Der Blick auf die kommenden Monate verheißt wenig Gutes – die Pessimisten überwiegen deutlich, der Saldo kommt nur noch auf -24,6 Prozent. Regelrecht verheerend sieht die nahe Zukunft bei den „Vorleistungsgüterproduzenten“ aus. Diese Gruppe der Industriebetriebe erwartet – ihr Saldo liegt bei -40,0 Punkten (2018: 0 Punkte) – eine schwere Krise. Auch bei den Erzeugern von Ge- und Verbrauchsgütern ist der Erwartungs-Saldo massiv auf jetzt -50 Punkte abgestürzt – viele Kfz-Zulieferunternehmen gehören zu diesem Wirtschaftszweig.

Die Folgen der Flaute, zum Beispiel eine deutliche Zurückhaltung bei den Investitionen, kommt mittlerweile sogar die Bauwirtschaft zu spüren, deren Sonderkonjunktur sich – nicht nur vor dem Hintergrund der hohen Immobilienpreise – langsam abzukühlen scheint. Deutlich stärker betroffen sind diejenigen Unternehmen, welche als Dienstleister für die Industrie tätig sind, etwa das Transportgewerbe oder auch andere Branchen. Die Vergabe neuer Aufträge erfolgt oft nur noch zögerlich.

Die negativen Folgen für den Handel sind zwar in der Konjunkturumfrage bereits ablesbar, aber noch nicht wirklich massiv – mit einer Ausnahme: Der in der Region starke Großhandel muss schon gegen eine Rezession kämpfen. Das innerörtliche Gastgewerbe und der innerstädtische Einzelhandel erweisen sich noch als relativ resistent gegenüber dem Abschwung. Die gegenwärtige Lage wird vom Handel insgesamt zu 30,1 Prozent als gut und zu 7,2 Prozent als schlecht bewertet, für die nähere Zukunft sind 5,9 Prozent der Händler optimistisch und 22,1 pessimistisch.
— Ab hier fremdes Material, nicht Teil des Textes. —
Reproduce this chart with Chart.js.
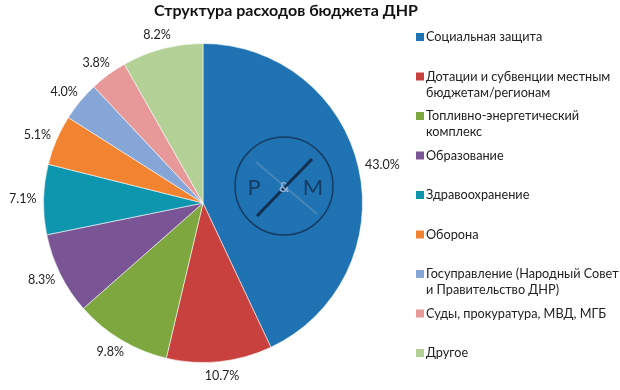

Die unverändert unbefriedigende Situation im Kreditgewerbe hat mit dem Strukturwandel zu tun, die Branche hat zudem mit den Negativzinsen des Europäischen Zentralbank schwer zu kämpfen. Vergleichsweise gut geht es derzeit nur denjenigen Betrieben, die kaum exportieren oder die sich auf personenbezogene Dienstleistungen spezialisiert haben.

Noch immer erfreulich stabil ist der Arbeitsmarkt, der üblicherweise erst im Nachhinein das Auf und Ab der Konjunktur nachvollzieht. Die Unternehmen fahren zwar ihre Personalpläne vorsichtig zurück. Addiert man die Angaben größerer Unternehmen aus dem Main-Kinzig-Kreis, die jüngst Pressemeldungen über Entlassungen veröffentlicht haben, kommt es in diesem und im nächsten Jahr zu circa 1.500 Entlassungen. Aber noch ist der Arbeitsmarkt aufnahmefähig. Das zeigt sich auch daran, dass der Fachkräftemangel von den Unternehmen laut IHK-Konjunkturumfrage noch immer als größtes Risiko angesehen wird nämlich von 54,6 Prozent der Unternehmen. Ergänzend dazu befragte die IHK die Unternehmen nach ihren offenen Stellen: 43,8 Prozent der kleinen Unternehmen suchen derzeit noch neue Mitarbeiter, bei den mittelständischen und größeren Unternehmen mit mehr als 20 Mitarbeitern ist es sogar über die Hälfte. „Weil alle diese Unternehmen auch in Zukunft noch erfolgreich am Markt sein wollen, werden sie in Zeiten des Fachkräftemangels ihre Mitarbeiter unbedingt halten wollen. Denn wenn die Wirtschaft wieder anziehen wird, würden sie diese erfahrenen Mitarbeiter schmerzlich vermissen, ohne rasch neue finden zu können. Der Arbeitsmarkt, die noch immer recht solide Binnenkonjunktur und die hohe Erwerbstätigenquote stabilisieren momentan die Konjunktur“, zeigt sich der IHK-Hauptgeschäftsführer unter dem Strich dann doch nicht so pessimistisch.